(RNN) - When Rep. Steve Scalise, the House majority whip, was shot Wednesday morning, he joined an unenviable list of federal lawmakers attacked since America's founding.
Preceding Scalise was U.S. Rep. Gabrielle "Gabby" Giffords, D-AZ. She was left with a severe brain injury after she was shot during an assassination attempt Jan. 8, 2011, while meeting with constituents near a Tucson supermarket.
On Nov. 18, 1978, U.S. Rep. Leo Ryan Jr., D-CA, was shot to death in Guyana, South America by members of the Peoples Temple Jonestown settlement hours before the group committed mass suicide. His assassination was the second for a sitting member of the House.
On June 5, 1968, Sen. Robert F. Kennedy, D-NY, a former U.S. attorney general under his late brother, President John F. Kennedy, was shot to death in a Los Angeles, CA, hotel while seeking the presidency. He was murdered by Sirhan Sirhan, a Palestinian with Jordanian citizenship, who is serving a life sentence in San Diego, CA.
Five lawmakers were among those attacked on a single day, March 1, 1954. Puerto Rican nationalists seeking independence shot five lawmakers on the House floor. The injured were Alvin M. Bentley, R-MI; Rep. Clifford Davis, D-TN; George H. Fallon, D-MD; Ben F. Jensen, R-IA; and Kenneth A. Roberts, D-AL. All the representatives recovered. The assailants received long sentences.
Other dates on which federal lawmakers were attacked include these:
On Sept. 8, 1935, Sen. Huey Long, D-LA, was shot a few weeks after announcing he would seek the presidency. He died two days later. His bodyguards instantly killed his attacker, a Louisiana doctor, Carl Weiss. Weiss' attack on Long came after Long said his top priority would be to pass a bill to remove from the bench Weiss' father-in-law, Judge Benjamin Henry Pavy, a longtime Long opponent.
On October 22, 1868, U.S. Rep. James M. Hinds, R-AR, died after Ku Klux Klan member George Clark used a shotgun to kill the supporter of civil rights for former slaves. The killer was never found. He was the first sitting member of Congress assassinated.

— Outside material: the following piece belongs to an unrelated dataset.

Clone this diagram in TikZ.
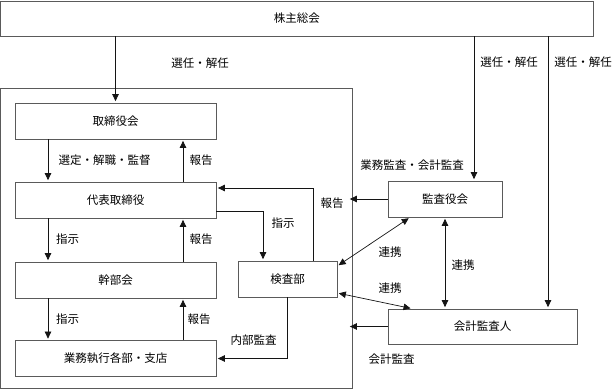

On Sept. 13, 1859, Sen. David Broderick, D-CA, engaged in a duel prompted by a disagreement over slavery. He and his former friend, Chief Justice of California David S. Terry, who supported a pro-slavery candidate, took their feud to Lake Merced, eight miles south of San Francisco. Broderick died of his wound three days later.
On August 28, 1831, U.S. Rep. Spencer Pettis, a Jackson party member, and Army officer Thomas Biddle both died in duel after shooting each other at close range on Bloody Island, a Mississippi River sandbar. Their feud involved the U.S. Bank in Philadelphia, which Biddle's brother ran.